YOUR INSTRUCTIONS
Your task is to retype the lines between the line with "Generate a component" and the line with "import * as", inclusive. Copy no pictures and no other lines.

SOURCE RECORDS
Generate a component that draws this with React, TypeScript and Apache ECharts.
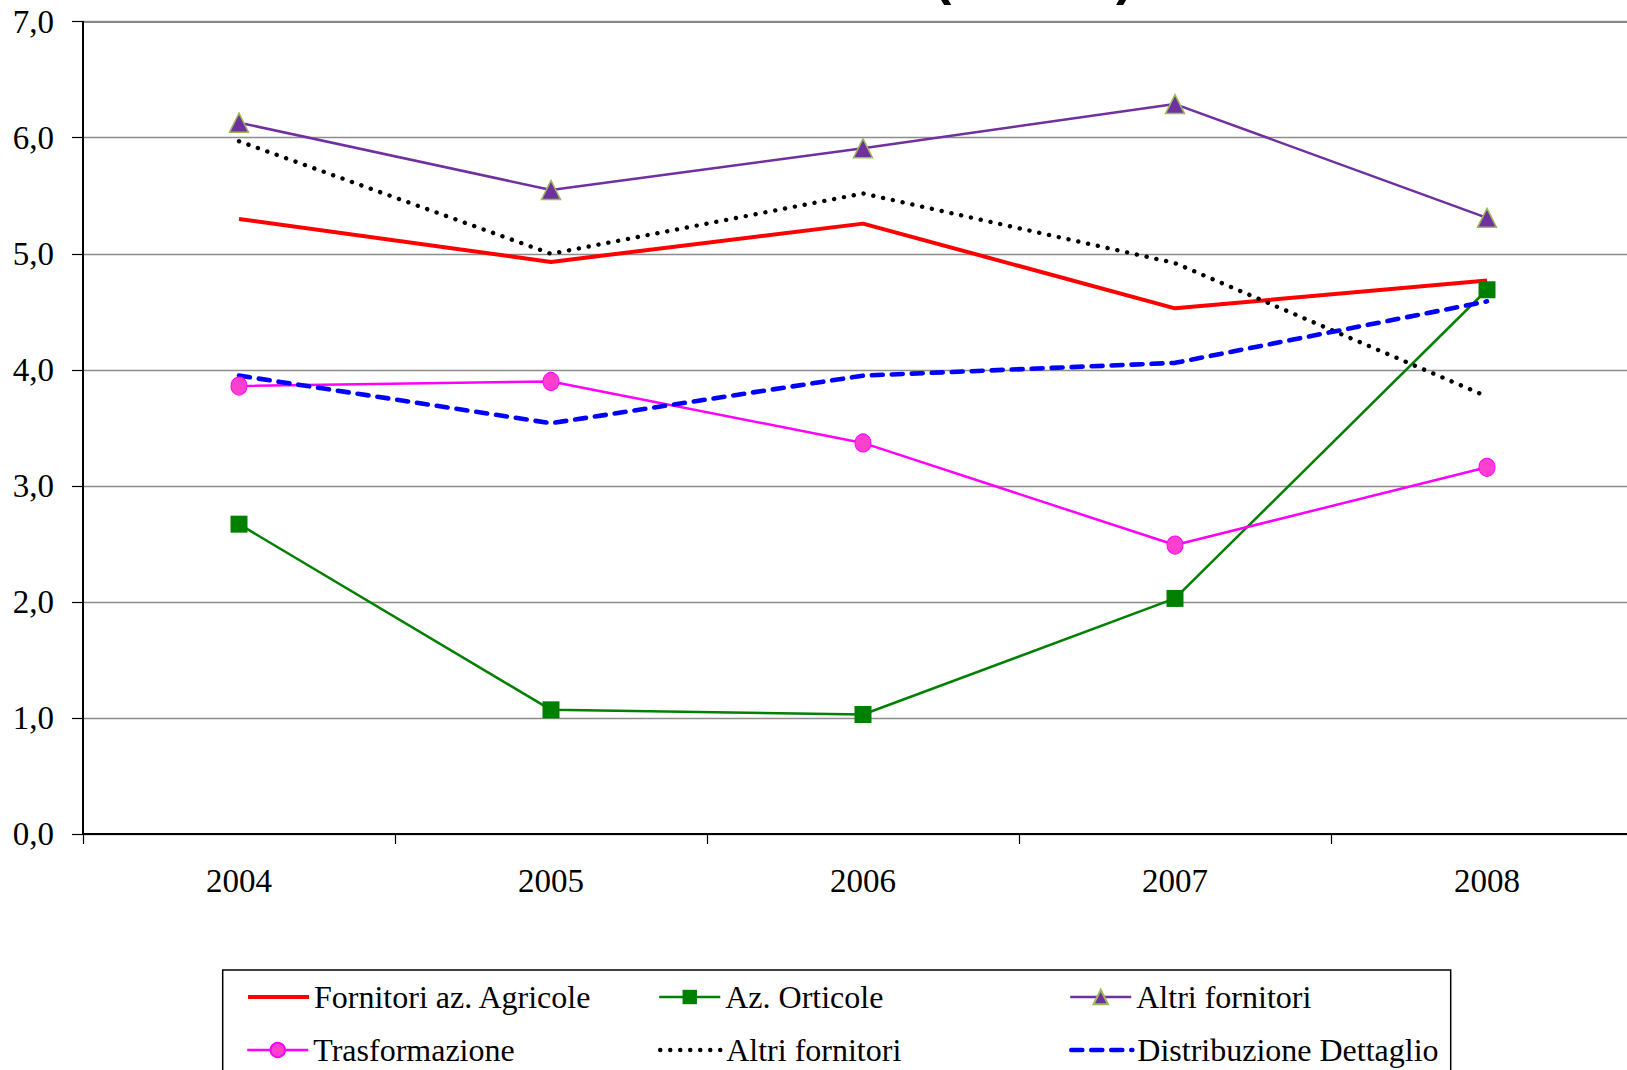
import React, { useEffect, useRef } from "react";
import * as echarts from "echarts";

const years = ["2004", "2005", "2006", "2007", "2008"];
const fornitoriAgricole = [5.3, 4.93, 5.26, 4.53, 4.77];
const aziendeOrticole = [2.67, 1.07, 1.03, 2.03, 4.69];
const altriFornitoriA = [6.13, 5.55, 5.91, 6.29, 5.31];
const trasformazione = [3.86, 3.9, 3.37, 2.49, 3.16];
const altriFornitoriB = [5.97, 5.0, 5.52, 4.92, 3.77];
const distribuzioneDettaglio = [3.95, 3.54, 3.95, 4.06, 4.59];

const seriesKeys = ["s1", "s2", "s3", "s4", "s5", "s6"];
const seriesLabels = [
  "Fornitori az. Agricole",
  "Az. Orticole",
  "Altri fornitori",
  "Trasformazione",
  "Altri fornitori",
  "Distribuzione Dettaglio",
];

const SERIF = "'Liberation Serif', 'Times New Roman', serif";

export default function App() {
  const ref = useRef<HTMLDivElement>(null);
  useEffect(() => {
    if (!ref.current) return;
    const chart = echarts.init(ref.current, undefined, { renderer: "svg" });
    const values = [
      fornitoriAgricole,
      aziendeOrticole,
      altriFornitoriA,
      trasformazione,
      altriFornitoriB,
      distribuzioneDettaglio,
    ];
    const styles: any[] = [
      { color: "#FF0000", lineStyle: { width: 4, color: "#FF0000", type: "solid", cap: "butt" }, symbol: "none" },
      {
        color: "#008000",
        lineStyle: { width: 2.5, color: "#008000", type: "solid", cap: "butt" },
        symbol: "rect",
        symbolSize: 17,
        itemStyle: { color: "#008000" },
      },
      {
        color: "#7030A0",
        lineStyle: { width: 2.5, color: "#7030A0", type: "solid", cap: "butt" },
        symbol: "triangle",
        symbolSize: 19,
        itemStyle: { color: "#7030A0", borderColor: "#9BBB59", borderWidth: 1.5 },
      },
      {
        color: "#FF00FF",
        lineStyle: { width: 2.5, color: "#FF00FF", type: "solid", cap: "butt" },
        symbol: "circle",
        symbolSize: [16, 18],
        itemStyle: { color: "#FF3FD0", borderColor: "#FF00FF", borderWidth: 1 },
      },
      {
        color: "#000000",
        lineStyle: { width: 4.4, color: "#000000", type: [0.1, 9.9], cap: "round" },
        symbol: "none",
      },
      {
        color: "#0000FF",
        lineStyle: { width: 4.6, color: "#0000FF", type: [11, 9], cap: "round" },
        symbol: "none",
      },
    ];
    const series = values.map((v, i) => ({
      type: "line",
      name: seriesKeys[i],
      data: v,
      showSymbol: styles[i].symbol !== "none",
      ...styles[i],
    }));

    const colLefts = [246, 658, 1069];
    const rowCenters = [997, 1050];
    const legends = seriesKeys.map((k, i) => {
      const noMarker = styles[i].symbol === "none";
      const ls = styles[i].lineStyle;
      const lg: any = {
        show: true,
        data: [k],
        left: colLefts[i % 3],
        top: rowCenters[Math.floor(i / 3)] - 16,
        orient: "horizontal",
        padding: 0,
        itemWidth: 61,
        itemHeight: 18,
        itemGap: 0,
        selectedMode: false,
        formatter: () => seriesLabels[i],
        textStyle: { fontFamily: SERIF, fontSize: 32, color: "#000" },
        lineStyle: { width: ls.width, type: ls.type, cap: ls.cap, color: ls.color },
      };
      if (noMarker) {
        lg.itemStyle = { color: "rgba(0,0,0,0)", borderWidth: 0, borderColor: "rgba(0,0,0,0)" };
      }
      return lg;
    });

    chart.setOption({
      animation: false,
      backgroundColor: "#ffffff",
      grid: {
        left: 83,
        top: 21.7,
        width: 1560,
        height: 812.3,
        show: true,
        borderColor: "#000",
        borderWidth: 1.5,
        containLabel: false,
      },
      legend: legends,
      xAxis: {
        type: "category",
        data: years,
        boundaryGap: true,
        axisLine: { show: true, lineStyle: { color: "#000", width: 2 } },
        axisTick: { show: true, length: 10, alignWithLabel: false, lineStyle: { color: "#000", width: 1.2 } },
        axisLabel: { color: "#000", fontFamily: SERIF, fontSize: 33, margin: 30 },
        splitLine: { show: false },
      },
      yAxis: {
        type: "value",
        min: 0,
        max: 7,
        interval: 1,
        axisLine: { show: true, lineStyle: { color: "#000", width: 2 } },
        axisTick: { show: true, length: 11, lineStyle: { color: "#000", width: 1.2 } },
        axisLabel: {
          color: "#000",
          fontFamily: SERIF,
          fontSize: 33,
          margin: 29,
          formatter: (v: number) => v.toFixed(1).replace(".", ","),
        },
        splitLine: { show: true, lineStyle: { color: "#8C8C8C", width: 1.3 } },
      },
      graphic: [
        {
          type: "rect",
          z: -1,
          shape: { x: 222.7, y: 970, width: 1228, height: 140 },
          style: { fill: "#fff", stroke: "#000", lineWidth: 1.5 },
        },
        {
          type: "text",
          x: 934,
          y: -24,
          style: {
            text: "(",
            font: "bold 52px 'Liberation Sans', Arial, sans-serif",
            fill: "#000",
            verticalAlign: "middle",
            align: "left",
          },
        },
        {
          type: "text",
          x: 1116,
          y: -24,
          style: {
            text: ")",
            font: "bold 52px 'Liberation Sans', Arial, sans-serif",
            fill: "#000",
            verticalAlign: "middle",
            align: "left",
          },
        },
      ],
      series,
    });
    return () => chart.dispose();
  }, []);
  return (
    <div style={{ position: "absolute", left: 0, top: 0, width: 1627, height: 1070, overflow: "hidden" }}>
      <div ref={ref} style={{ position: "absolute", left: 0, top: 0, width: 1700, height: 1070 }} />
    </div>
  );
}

==

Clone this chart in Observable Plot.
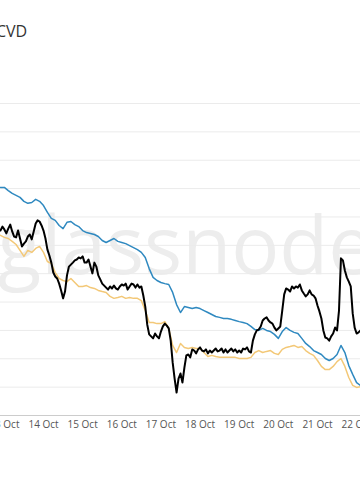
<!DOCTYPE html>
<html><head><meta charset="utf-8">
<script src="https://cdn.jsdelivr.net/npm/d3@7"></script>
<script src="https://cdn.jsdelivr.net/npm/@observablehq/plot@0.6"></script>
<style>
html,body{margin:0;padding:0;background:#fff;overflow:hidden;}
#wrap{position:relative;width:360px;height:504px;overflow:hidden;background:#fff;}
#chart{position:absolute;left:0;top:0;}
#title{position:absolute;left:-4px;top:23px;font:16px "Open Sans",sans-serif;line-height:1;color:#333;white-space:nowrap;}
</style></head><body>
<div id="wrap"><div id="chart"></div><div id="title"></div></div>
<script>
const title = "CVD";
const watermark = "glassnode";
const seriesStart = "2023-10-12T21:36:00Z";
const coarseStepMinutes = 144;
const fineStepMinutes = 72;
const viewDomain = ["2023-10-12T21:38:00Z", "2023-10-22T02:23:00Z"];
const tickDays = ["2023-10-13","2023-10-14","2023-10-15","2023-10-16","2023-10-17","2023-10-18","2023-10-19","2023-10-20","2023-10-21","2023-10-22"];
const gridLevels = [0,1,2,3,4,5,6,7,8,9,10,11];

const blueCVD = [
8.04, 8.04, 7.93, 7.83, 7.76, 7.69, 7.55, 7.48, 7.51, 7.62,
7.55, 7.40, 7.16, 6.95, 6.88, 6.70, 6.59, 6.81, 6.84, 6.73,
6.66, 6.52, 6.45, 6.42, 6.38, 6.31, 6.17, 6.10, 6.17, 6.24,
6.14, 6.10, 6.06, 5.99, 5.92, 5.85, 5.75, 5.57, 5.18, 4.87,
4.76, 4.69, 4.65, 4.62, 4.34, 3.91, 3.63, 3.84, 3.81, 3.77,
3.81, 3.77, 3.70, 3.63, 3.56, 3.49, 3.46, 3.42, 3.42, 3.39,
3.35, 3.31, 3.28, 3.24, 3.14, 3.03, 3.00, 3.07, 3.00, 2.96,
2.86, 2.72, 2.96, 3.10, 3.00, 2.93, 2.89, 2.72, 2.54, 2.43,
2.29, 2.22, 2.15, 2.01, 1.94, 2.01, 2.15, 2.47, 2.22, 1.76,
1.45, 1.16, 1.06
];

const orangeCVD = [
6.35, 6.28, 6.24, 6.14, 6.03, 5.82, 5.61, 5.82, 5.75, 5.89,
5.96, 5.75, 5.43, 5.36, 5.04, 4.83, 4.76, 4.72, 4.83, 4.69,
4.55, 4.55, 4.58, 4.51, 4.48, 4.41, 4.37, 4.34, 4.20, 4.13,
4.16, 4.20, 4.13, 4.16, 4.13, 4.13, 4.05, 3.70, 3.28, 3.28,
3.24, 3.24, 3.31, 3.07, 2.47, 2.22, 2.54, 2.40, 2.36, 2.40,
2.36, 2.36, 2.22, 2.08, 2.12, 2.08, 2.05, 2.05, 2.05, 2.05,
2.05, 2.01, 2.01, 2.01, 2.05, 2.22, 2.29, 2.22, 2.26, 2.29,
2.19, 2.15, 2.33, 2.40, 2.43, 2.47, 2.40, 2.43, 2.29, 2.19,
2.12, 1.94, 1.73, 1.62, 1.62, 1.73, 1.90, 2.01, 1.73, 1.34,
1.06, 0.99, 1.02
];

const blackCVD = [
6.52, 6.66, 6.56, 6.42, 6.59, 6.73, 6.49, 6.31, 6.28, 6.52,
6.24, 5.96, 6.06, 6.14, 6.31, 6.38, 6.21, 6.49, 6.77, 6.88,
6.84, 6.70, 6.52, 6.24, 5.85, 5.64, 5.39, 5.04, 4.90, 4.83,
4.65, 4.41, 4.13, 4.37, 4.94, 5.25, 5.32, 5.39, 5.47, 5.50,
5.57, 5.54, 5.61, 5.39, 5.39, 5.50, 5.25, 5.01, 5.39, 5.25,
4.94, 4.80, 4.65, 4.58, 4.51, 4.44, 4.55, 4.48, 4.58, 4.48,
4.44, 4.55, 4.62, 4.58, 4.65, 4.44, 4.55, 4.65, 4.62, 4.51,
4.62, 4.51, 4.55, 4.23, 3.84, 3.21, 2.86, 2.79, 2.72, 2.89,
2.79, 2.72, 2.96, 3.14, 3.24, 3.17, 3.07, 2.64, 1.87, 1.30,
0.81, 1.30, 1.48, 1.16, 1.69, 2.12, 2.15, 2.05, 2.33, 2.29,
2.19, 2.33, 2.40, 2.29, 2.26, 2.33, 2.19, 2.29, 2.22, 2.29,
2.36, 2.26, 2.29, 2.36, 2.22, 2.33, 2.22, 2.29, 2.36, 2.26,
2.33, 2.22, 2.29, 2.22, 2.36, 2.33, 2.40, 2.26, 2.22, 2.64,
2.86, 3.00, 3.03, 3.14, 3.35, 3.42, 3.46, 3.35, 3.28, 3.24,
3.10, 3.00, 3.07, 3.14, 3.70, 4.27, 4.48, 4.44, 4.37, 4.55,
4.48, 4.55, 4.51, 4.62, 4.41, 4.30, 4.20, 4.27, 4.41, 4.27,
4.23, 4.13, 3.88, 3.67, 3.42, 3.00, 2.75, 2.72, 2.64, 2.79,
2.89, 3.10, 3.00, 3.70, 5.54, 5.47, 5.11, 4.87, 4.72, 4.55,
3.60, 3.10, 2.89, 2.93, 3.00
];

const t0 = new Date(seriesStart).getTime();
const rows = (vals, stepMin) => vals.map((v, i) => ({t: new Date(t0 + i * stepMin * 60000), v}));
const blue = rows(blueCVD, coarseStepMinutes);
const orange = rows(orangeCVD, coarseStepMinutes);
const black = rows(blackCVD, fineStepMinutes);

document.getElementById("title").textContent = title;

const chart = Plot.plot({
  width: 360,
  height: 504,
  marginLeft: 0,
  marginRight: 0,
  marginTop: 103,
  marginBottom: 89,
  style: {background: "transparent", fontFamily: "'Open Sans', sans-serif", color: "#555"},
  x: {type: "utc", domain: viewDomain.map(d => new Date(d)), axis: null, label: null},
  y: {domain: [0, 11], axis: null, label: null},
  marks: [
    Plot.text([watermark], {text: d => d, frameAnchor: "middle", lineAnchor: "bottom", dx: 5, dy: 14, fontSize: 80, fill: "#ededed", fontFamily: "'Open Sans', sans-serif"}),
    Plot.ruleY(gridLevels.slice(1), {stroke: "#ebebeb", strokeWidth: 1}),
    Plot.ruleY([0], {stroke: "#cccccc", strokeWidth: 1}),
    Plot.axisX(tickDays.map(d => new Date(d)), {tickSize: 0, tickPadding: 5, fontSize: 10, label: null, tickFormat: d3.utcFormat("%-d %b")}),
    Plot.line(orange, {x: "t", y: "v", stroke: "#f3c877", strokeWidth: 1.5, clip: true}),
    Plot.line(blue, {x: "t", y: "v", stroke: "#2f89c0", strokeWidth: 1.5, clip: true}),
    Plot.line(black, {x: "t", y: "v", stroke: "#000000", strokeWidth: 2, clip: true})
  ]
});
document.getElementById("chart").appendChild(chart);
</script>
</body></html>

ANSWER FOR THIS EXERCISE
Generate a component that draws this with React, TypeScript and Apache ECharts.
import React, { useEffect, useRef } from "react";
import * as echarts from "echarts";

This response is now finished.